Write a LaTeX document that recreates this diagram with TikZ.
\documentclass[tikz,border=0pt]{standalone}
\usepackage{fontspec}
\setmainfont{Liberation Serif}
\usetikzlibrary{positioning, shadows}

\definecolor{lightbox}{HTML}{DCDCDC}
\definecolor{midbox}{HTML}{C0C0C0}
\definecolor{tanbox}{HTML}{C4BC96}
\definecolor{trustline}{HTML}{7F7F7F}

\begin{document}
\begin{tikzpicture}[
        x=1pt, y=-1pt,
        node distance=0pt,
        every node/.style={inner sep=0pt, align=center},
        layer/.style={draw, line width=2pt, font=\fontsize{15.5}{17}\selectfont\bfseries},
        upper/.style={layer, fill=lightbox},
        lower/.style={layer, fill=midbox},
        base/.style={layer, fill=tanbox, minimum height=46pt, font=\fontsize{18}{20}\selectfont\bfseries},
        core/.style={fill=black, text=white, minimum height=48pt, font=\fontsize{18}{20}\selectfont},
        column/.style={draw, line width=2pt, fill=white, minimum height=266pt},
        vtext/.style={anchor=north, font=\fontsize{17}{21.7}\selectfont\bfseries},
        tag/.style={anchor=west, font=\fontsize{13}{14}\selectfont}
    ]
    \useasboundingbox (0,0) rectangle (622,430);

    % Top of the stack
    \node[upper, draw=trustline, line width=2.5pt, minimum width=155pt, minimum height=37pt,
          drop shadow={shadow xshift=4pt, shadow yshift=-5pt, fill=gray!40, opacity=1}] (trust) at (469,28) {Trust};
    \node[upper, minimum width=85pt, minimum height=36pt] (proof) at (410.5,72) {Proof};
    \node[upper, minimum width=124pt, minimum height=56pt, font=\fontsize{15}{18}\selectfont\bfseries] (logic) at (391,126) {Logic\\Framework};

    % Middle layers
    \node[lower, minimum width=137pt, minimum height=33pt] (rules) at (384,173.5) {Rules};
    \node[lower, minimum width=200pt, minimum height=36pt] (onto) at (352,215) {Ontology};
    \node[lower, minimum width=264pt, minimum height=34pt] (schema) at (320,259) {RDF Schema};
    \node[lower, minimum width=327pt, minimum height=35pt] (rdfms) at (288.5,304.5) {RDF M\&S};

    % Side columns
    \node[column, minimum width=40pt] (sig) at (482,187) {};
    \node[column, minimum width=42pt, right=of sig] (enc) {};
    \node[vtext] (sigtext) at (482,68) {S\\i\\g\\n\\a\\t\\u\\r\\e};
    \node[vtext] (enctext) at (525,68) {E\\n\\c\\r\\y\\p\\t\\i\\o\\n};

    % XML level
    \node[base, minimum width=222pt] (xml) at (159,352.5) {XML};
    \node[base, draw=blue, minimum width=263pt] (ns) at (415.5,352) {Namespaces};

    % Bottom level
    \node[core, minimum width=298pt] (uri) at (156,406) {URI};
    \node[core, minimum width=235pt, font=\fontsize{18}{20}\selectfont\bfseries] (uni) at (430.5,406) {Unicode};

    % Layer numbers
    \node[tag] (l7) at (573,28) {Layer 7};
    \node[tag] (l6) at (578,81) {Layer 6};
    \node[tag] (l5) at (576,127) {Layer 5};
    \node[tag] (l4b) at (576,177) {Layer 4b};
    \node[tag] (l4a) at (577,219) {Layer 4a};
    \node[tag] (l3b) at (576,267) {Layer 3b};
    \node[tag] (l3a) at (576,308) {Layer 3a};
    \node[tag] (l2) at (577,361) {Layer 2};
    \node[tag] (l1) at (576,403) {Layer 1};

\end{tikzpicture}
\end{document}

## THE EXERCISE
Write out the listing once more, matching it exactly.

## COMPLETE ANSWER
Write a LaTeX document that recreates this diagram with TikZ.
\documentclass[tikz,border=0pt]{standalone}
\usepackage{fontspec}
\setmainfont{Liberation Serif}
\usetikzlibrary{positioning, shadows}

\definecolor{lightbox}{HTML}{DCDCDC}
\definecolor{midbox}{HTML}{C0C0C0}
\definecolor{tanbox}{HTML}{C4BC96}
\definecolor{trustline}{HTML}{7F7F7F}

\begin{document}
\begin{tikzpicture}[
        x=1pt, y=-1pt,
        node distance=0pt,
        every node/.style={inner sep=0pt, align=center},
        layer/.style={draw, line width=2pt, font=\fontsize{15.5}{17}\selectfont\bfseries},
        upper/.style={layer, fill=lightbox},
        lower/.style={layer, fill=midbox},
        base/.style={layer, fill=tanbox, minimum height=46pt, font=\fontsize{18}{20}\selectfont\bfseries},
        core/.style={fill=black, text=white, minimum height=48pt, font=\fontsize{18}{20}\selectfont},
        column/.style={draw, line width=2pt, fill=white, minimum height=266pt},
        vtext/.style={anchor=north, font=\fontsize{17}{21.7}\selectfont\bfseries},
        tag/.style={anchor=west, font=\fontsize{13}{14}\selectfont}
    ]
    \useasboundingbox (0,0) rectangle (622,430);

    % Top of the stack
    \node[upper, draw=trustline, line width=2.5pt, minimum width=155pt, minimum height=37pt,
          drop shadow={shadow xshift=4pt, shadow yshift=-5pt, fill=gray!40, opacity=1}] (trust) at (469,28) {Trust};
    \node[upper, minimum width=85pt, minimum height=36pt] (proof) at (410.5,72) {Proof};
    \node[upper, minimum width=124pt, minimum height=56pt, font=\fontsize{15}{18}\selectfont\bfseries] (logic) at (391,126) {Logic\\Framework};

    % Middle layers
    \node[lower, minimum width=137pt, minimum height=33pt] (rules) at (384,173.5) {Rules};
    \node[lower, minimum width=200pt, minimum height=36pt] (onto) at (352,215) {Ontology};
    \node[lower, minimum width=264pt, minimum height=34pt] (schema) at (320,259) {RDF Schema};
    \node[lower, minimum width=327pt, minimum height=35pt] (rdfms) at (288.5,304.5) {RDF M\&S};

    % Side columns
    \node[column, minimum width=40pt] (sig) at (482,187) {};
    \node[column, minimum width=42pt, right=of sig] (enc) {};
    \node[vtext] (sigtext) at (482,68) {S\\i\\g\\n\\a\\t\\u\\r\\e};
    \node[vtext] (enctext) at (525,68) {E\\n\\c\\r\\y\\p\\t\\i\\o\\n};

    % XML level
    \node[base, minimum width=222pt] (xml) at (159,352.5) {XML};
    \node[base, draw=blue, minimum width=263pt] (ns) at (415.5,352) {Namespaces};

    % Bottom level
    \node[core, minimum width=298pt] (uri) at (156,406) {URI};
    \node[core, minimum width=235pt, font=\fontsize{18}{20}\selectfont\bfseries] (uni) at (430.5,406) {Unicode};

    % Layer numbers
    \node[tag] (l7) at (573,28) {Layer 7};
    \node[tag] (l6) at (578,81) {Layer 6};
    \node[tag] (l5) at (576,127) {Layer 5};
    \node[tag] (l4b) at (576,177) {Layer 4b};
    \node[tag] (l4a) at (577,219) {Layer 4a};
    \node[tag] (l3b) at (576,267) {Layer 3b};
    \node[tag] (l3a) at (576,308) {Layer 3a};
    \node[tag] (l2) at (577,361) {Layer 2};
    \node[tag] (l1) at (576,403) {Layer 1};

\end{tikzpicture}
\end{document}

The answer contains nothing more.